STORED ROWS:
--

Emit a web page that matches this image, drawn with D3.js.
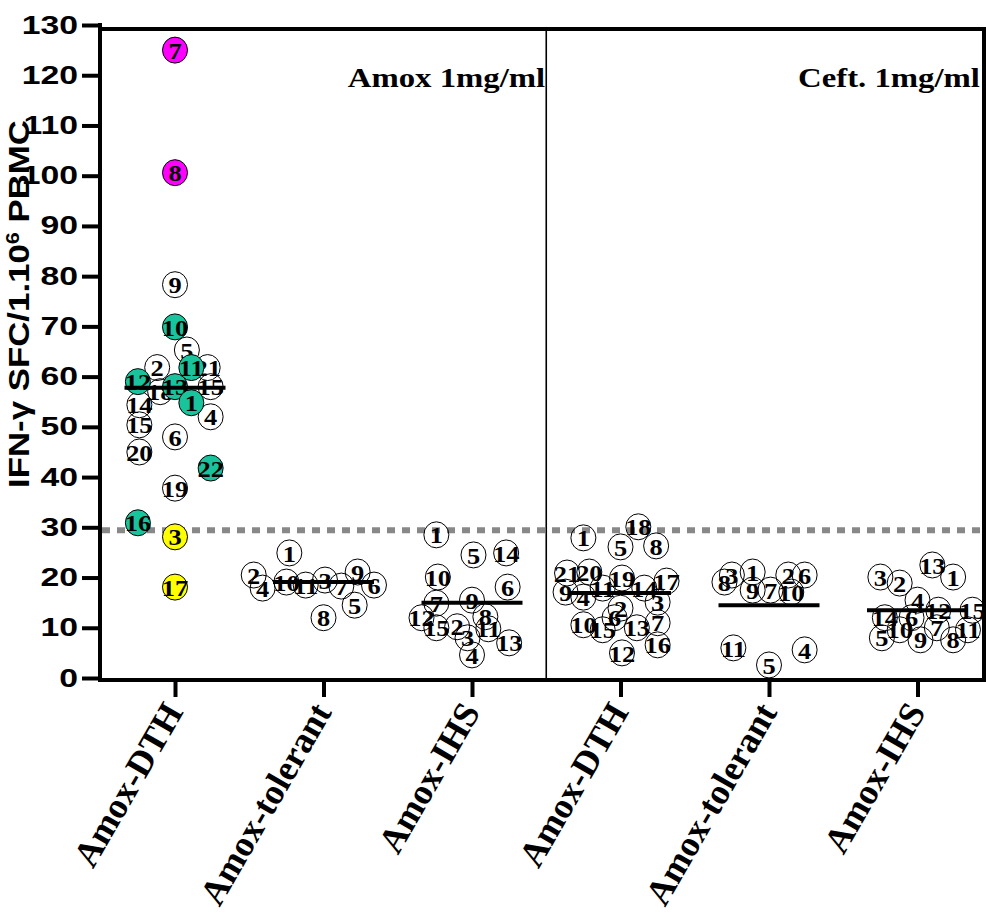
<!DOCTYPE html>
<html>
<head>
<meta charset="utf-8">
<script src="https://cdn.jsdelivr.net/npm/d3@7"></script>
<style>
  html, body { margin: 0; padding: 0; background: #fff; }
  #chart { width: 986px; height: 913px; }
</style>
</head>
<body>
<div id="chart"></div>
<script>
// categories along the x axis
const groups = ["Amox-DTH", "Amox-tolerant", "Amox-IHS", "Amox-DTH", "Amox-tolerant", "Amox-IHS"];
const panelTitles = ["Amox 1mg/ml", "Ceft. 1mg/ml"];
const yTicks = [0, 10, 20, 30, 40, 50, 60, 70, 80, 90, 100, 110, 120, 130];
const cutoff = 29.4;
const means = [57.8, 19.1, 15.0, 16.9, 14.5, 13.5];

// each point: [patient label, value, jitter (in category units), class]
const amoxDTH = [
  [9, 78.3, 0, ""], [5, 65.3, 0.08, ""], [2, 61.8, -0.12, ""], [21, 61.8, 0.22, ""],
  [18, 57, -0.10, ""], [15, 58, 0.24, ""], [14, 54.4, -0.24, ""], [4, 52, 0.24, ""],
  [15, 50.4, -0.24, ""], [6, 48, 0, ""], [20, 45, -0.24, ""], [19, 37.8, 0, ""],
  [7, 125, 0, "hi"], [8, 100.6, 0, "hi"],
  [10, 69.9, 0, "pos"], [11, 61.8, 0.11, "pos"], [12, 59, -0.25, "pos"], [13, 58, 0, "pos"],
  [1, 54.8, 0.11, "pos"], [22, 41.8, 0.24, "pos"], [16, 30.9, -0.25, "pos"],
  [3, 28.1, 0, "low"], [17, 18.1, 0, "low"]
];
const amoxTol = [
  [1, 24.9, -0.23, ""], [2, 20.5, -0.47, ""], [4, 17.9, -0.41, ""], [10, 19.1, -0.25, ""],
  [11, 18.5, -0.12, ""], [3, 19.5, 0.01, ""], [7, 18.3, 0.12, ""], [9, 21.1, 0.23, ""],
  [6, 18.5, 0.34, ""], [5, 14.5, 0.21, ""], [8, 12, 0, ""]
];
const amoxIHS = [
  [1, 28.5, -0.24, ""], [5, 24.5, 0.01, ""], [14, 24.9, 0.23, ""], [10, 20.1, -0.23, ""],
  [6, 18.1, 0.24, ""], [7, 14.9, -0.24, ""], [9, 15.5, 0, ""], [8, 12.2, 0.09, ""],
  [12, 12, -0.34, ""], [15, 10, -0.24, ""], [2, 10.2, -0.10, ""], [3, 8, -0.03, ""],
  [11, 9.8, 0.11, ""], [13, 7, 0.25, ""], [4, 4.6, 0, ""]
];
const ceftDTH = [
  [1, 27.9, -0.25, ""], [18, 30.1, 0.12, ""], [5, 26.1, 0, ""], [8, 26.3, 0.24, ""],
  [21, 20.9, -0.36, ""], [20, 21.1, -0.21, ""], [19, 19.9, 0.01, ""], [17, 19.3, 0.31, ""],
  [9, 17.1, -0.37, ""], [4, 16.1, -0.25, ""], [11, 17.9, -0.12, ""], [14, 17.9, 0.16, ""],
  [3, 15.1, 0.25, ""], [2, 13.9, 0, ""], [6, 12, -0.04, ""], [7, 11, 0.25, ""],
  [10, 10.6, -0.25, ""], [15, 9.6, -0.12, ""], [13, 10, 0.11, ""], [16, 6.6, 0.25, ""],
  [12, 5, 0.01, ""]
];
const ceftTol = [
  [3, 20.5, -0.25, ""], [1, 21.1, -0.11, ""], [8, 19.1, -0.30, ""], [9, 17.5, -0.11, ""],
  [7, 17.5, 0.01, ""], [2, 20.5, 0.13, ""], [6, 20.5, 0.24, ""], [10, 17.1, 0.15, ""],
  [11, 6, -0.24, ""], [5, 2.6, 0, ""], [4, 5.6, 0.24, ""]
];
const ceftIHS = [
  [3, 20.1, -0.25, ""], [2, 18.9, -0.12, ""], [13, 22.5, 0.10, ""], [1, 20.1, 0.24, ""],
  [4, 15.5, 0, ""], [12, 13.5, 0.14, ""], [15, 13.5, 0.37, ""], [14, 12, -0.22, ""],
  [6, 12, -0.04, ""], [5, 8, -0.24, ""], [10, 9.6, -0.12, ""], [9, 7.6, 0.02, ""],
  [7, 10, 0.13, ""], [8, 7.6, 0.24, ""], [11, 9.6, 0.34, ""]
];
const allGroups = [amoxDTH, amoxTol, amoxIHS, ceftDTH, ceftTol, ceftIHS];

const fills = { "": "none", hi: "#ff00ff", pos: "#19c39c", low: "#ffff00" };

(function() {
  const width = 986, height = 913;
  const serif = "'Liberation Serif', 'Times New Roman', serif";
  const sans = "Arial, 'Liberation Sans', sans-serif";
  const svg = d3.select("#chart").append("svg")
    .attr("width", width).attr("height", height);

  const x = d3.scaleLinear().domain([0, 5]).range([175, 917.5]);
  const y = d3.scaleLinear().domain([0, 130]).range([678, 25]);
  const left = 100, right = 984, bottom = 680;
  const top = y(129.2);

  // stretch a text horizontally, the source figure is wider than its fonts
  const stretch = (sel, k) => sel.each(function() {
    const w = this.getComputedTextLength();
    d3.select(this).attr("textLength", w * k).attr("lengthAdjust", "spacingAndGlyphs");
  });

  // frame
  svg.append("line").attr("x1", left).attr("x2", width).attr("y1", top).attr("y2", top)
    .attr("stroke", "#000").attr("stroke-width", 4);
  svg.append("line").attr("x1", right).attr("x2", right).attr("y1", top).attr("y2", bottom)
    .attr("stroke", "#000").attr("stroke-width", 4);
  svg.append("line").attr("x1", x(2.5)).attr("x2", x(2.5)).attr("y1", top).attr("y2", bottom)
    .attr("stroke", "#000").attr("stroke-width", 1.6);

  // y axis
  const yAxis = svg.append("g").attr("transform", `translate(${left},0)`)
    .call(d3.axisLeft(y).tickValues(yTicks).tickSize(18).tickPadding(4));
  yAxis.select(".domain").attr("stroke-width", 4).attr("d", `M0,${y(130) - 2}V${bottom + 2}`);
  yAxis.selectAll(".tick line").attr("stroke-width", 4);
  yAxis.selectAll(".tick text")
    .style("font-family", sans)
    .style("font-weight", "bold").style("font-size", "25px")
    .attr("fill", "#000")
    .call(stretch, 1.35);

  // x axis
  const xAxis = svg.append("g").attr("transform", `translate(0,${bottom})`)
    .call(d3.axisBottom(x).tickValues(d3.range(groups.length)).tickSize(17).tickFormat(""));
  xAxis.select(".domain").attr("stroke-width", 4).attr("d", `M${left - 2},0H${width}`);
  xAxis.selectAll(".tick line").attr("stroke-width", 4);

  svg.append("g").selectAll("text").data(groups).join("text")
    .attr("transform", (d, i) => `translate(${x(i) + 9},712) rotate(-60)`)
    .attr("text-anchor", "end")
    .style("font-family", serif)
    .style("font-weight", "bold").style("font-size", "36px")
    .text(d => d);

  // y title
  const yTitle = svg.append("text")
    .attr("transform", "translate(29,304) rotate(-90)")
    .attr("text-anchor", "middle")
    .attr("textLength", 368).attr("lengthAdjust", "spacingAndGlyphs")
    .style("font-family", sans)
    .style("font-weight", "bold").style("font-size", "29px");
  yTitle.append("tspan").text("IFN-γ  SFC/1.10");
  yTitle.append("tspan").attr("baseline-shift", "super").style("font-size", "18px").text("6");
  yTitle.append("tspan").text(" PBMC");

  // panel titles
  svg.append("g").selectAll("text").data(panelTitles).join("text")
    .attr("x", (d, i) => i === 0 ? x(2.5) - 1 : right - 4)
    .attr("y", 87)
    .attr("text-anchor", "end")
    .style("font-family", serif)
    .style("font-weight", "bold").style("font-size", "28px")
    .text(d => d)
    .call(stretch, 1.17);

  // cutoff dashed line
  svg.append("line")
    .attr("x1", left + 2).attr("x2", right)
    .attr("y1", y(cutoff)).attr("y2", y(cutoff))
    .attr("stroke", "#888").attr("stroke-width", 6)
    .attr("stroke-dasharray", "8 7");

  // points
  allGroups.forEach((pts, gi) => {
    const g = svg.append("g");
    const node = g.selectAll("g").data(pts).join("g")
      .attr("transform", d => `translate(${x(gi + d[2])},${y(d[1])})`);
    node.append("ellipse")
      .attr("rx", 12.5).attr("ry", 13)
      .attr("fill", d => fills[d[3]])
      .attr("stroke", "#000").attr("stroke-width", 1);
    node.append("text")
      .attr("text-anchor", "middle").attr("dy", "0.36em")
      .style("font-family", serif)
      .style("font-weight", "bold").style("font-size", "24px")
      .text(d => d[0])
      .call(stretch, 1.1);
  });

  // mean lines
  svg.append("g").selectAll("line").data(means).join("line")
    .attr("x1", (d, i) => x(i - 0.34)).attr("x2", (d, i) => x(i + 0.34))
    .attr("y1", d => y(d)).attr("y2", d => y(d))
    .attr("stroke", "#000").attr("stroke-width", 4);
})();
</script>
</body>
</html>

--

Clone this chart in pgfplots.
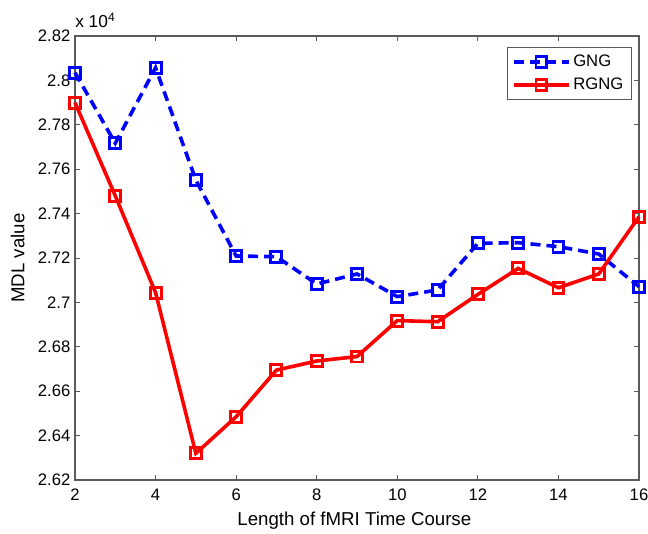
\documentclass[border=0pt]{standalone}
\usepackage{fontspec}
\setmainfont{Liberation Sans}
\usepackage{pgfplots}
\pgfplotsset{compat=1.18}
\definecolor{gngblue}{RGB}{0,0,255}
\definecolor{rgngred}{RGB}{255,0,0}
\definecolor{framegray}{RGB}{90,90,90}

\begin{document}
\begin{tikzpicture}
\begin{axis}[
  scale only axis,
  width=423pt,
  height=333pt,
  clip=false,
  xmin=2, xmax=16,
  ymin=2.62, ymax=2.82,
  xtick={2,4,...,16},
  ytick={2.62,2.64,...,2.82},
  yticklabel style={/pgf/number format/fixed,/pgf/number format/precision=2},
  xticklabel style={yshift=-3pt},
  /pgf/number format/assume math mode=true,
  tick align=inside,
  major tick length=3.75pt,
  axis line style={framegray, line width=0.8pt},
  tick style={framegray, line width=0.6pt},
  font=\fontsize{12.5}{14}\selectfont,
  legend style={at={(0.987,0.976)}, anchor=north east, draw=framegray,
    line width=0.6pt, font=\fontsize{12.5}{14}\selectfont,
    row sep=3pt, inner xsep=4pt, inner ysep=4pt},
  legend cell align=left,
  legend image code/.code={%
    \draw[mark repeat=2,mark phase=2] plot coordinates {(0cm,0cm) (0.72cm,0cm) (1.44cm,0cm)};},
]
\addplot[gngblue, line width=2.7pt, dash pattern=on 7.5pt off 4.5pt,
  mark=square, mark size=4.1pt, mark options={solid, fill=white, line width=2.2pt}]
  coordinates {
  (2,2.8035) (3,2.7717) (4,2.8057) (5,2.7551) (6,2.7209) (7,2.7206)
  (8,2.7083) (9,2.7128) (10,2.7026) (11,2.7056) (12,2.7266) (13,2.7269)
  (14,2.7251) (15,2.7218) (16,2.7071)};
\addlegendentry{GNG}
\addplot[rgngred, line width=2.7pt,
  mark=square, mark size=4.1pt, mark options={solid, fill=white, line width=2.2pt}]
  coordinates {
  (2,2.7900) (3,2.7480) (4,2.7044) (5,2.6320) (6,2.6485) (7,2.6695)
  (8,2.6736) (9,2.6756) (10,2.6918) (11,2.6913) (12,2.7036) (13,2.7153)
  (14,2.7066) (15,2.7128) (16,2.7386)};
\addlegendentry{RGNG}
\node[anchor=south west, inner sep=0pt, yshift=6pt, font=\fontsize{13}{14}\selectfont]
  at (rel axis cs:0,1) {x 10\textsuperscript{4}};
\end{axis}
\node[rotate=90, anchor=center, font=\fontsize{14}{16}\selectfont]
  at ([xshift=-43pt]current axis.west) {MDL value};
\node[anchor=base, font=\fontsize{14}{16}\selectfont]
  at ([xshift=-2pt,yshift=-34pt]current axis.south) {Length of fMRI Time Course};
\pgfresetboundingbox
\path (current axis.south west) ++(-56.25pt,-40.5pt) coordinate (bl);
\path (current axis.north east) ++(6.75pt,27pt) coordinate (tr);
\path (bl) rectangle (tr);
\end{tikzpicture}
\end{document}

--

AIM: Go up to the line with "Emit a web page" and retype exactly from there through the line with "const means = [57.8, 19.1, 15.0, 16.9, 14.5, 13.5];". Leave out pictures.

SOLVED EXERCISE:
Emit a web page that matches this image, drawn with D3.js.
<!DOCTYPE html>
<html>
<head>
<meta charset="utf-8">
<script src="https://cdn.jsdelivr.net/npm/d3@7"></script>
<style>
  html, body { margin: 0; padding: 0; background: #fff; }
  #chart { width: 986px; height: 913px; }
</style>
</head>
<body>
<div id="chart"></div>
<script>
// categories along the x axis
const groups = ["Amox-DTH", "Amox-tolerant", "Amox-IHS", "Amox-DTH", "Amox-tolerant", "Amox-IHS"];
const panelTitles = ["Amox 1mg/ml", "Ceft. 1mg/ml"];
const yTicks = [0, 10, 20, 30, 40, 50, 60, 70, 80, 90, 100, 110, 120, 130];
const cutoff = 29.4;
const means = [57.8, 19.1, 15.0, 16.9, 14.5, 13.5];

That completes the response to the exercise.